Of course, like their Western counterparts, many Muslim regimes fail to honor this vision of liberty. But it is women and men like Malala Yousafzai, Humayun Khan and the hopeful youths who filled Tahrir Square who are faithful to the best of Islam, not the likes of the Islamic State, al-Qaeda and Saudi princes.
For Islam and the American founders alike, freedom is about protection from arbitrary power and rule by law, not the caprices of men. Theirs is a vision where citizens stand not in slavish deference to masters but on equal terms with all. This vision animates our whole system of governance. It was this vision Lincoln endorsed when he wrote, in words that echo Ghazali: “As I would not be a slave, so I would not be a master. This expresses my idea of democracy.” And it was this vision Sojourner Truth, the Rev. Martin Luther King Jr. and Harvey Milk invoked when they each demanded that equality before the law be still further expanded so that it would eventually include not just straight white men but everyone.
This vision is under threat in a way it rarely has been in our history. It is not under threat by Islam, but by Donald Trump and his administration.
Trump’s first Muslim ban was an act of brazen, unconstrained power and barely concealed animus. The second ban is more of the same. The blessing of the first was just how blatantly it betrayed our deepest values. The danger of the second is its attempt to conceal its dominating and bigoted aims. No serious observer thinks these bans make us any safer. Instead, they seek to circumvent rule of law, roll back liberty’s benefit and wage Bannon’s war with Islam. They give Immigration and Customs Enforcement, the Department of Homeland Security and other agents discretionary power to decide on a whim whether to sever families, deport refugees and detain Muslims. And they make Trump and his cronies unaccountable arbiters of who really loves the very American values the administration is busy betraying.

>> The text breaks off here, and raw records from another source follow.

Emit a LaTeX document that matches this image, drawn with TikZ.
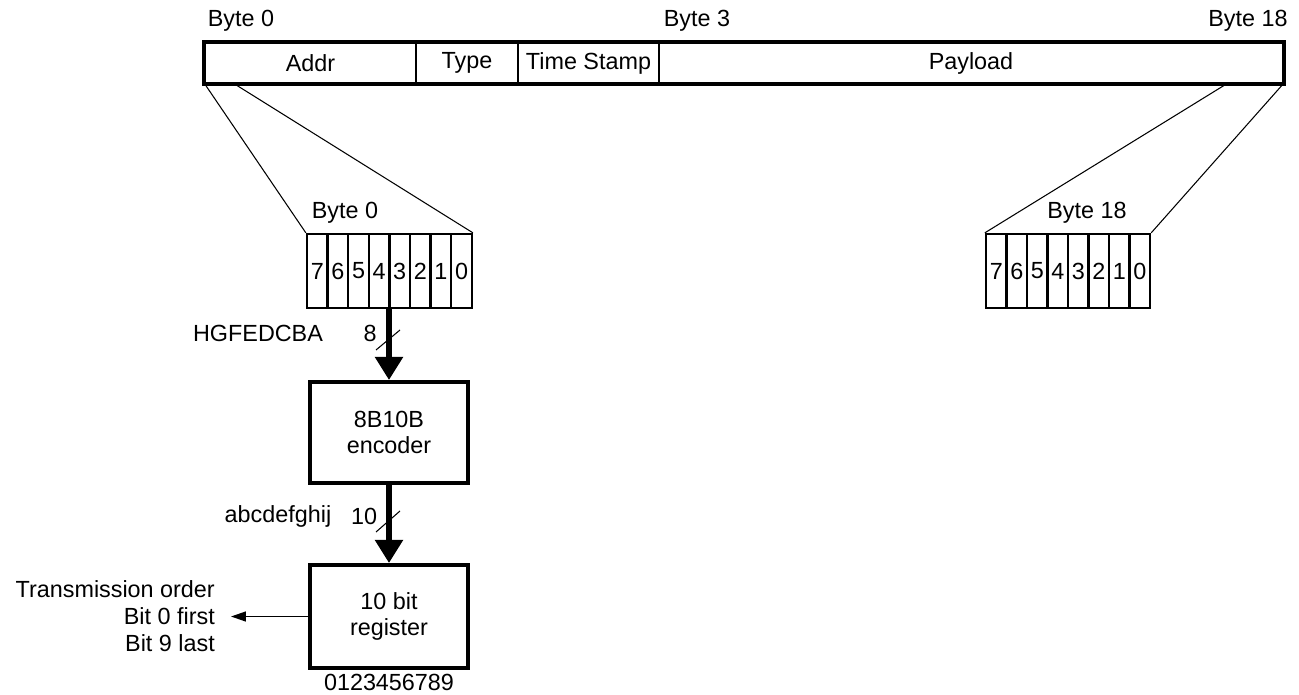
\documentclass[tikz,border=0pt]{standalone}
\usepackage{fontspec}
\setmainfont{Liberation Sans}
\usetikzlibrary{calc,positioning,arrows.meta}

\begin{document}
\begin{tikzpicture}[x=0.02cm, y=-0.02cm, >={Triangle[width=0.2cm,length=0.3cm]},
	font=\fontsize{13.3}{15.3}\selectfont,
	field/.style={draw, line width=0.6pt, minimum height=40*\px, inner sep=0pt},
	bitcell/.style={draw, line width=1.3pt, minimum width=20.6*\px, minimum height=74*\px, inner sep=0pt},
	block/.style={draw, line width=2.3pt, minimum width=158*\px, align=center},
	bus/.style={line width=3pt, -{Triangle[width=0.54cm,length=0.46cm]}},
	fan/.style={line width=0.6pt}]

	\def\px{0.02cm} % one pixel of the layout

	\useasboundingbox (0,0) rectangle (1299,694);

	% packet fields
	\node[field, minimum width=211*\px] (addr) at (310.5,63) {Addr};
	\node[field, minimum width=102*\px] (type) at (467,63) {Type};
	\node[field, minimum width=141*\px] (stamp) at (588.5,63) {Time Stamp};
	\node[field, minimum width=624*\px] (payload) at (971,63) {Payload};
	\draw[line width=2.3pt] (addr.north west) rectangle (payload.south east);

	\node (byte0) at (241,21) {Byte 0};
	\node (byte3) at (697,21) {Byte 3};
	\node (byte18) at (1248,21) {Byte 18};

	% bits of the first and last byte
	\foreach \b [count=\k from 0] in {7,6,...,0} {
		\node[bitcell] (l\b) at ({307+20.6*(\k+0.5)},271) {\b};
		\node[bitcell] (r\b) at ({986+20.5*(\k+0.5)},271) {\b};
	}
	\node (first) at (345,213) {Byte 0};
	\node (last) at (1087,213) {Byte 18};

	% zoom lines
	\coordinate (addrin) at (233,83);
	\coordinate (payin) at (1228,83);
	\draw[fan] (addr.south west) -- (l7.north west);
	\draw[fan] (addrin) -- (l0.north east);
	\draw[fan] (payin) -- (r7.north west);
	\draw[fan] (payload.south east) -- (r0.north east);

	% encoder and register
	\node[block, minimum height=101*\px] (enc) at (389,432.5) {8B10B\\encoder};
	\node[block, minimum height=103*\px] (reg) at (389,616.5) {10 bit\\register};
	\node[below=-1pt of reg] (bits) {0123456789};

	% buses
	\draw[bus] (enc.north |- l4.south) -- (enc.north);
	\draw[bus] (enc.south) -- (reg.north);
	\draw[fan] ($(enc.north)+(-13,-30)$) -- ++(24,-20);
	\draw[fan] ($(reg.north)+(-13,-31)$) -- ++(24,-21);
	\node (w8) at (370,333) {8};
	\node (hgf) at (258,333) {HGFEDCBA};
	\node (w10) at (364,516) {10};
	\node (abc) at (278,516) {abcdefghij};

	% transmission order
	\node[align=right, anchor=east] (order) at (221,616.5)
	{Transmission order\\Bit 0 first\\Bit 9 last};
	\draw[->, line width=0.8pt] (reg.west) -- ([xshift=0.2cm]order.east);

\end{tikzpicture}
\end{document}
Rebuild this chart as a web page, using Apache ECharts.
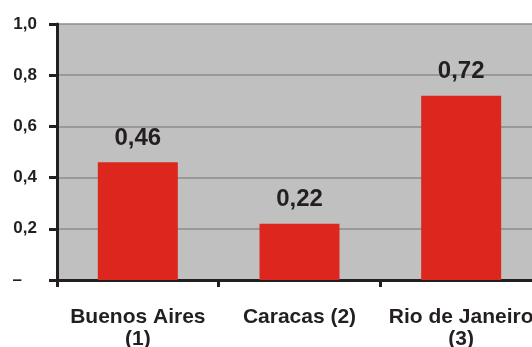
<!DOCTYPE html>
<html>
<head>
<meta charset="utf-8">
<script src="https://cdn.jsdelivr.net/npm/echarts@6/dist/echarts.min.js"></script>
<style>
  html, body { margin: 0; padding: 0; background: #ffffff; overflow: hidden; }
  #chart { width: 532px; height: 347px; }
</style>
</head>
<body>
<div id="chart"></div>
<script>
// Cities compared and their values
const categories = ['Buenos Aires\n(1)', 'Caracas (2)', 'Rio de Janeiro\n(3)'];
const values = [0.46, 0.22, 0.72];
// Y-axis range and step
const yMin = 0;
const yMax = 1.0;
const yStep = 0.2;

const fmtComma = (v, digits) => v.toFixed(digits).replace('.', ',');
const font = 'Liberation Sans, Arial, Helvetica, sans-serif';
const ink = '#231f20';

// The plot runs slightly past the right edge of the canvas, so the grid is not fitted to it.
const chart = echarts.init(document.getElementById('chart'), null, { renderer: 'canvas' });
chart.setOption({
  animation: false,
  backgroundColor: '#ffffff',
  grid: {
    left: 57,
    top: 24,
    width: 485,
    height: 256,
    outerBoundsMode: 'none',
    containLabel: false,
    show: true,
    backgroundColor: '#c0c0c0',
    borderWidth: 0
  },
  xAxis: {
    type: 'category',
    data: categories,
    boundaryGap: true,
    axisLine: { show: true, lineStyle: { color: ink, width: 3 } },
    axisTick: { show: true, length: 7, lineStyle: { color: ink, width: 3 } },
    axisLabel: {
      interval: 0,
      margin: 26,
      color: ink,
      fontFamily: font,
      fontWeight: 'bold',
      fontSize: 21,
      lineHeight: 22,
      verticalAlign: 'top'
    },
    splitLine: { show: false }
  },
  yAxis: {
    type: 'value',
    min: yMin,
    max: yMax,
    interval: yStep,
    axisLine: { show: true, lineStyle: { color: ink, width: 3 } },
    axisTick: { show: true, length: 8, lineStyle: { color: ink, width: 3 } },
    axisLabel: {
      margin: 20,
      color: ink,
      fontFamily: font,
      fontWeight: 'bold',
      fontSize: 17,
      formatter: v => (v === 0 ? '{z|–}' : fmtComma(v, 1)),
      rich: {
        z: { fontFamily: font, fontWeight: 'bold', fontSize: 17, color: ink, padding: [0, 15, 0, 0] }
      }
    },
    splitLine: { show: true, lineStyle: { color: '#8c8c8c', width: 1.5 } }
  },
  series: [{
    type: 'bar',
    data: values,
    barWidth: 80,
    itemStyle: { color: '#dc261e' },
    label: {
      show: true,
      position: 'top',
      distance: 12,
      color: ink,
      fontFamily: font,
      fontWeight: 'bold',
      fontSize: 24,
      formatter: p => fmtComma(p.value, 2)
    }
  }]
});
</script>
</body>
</html>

Trump wants to return America to its former greatness. But when it comes to freedom, Ghazali and Abu Bakr have far more in common with Madison and Lincoln than with terrorists and tyrants who claim Islam’s mantle. For that matter, they have far more in common with this country’s great lovers of liberty than does the current president. So, instead of banning Muslims, Trump should listen to them: He might learn something about liberty and equality, two values he seems not to have learned to love from our own nation’s history or the Constitution he swore to uphold.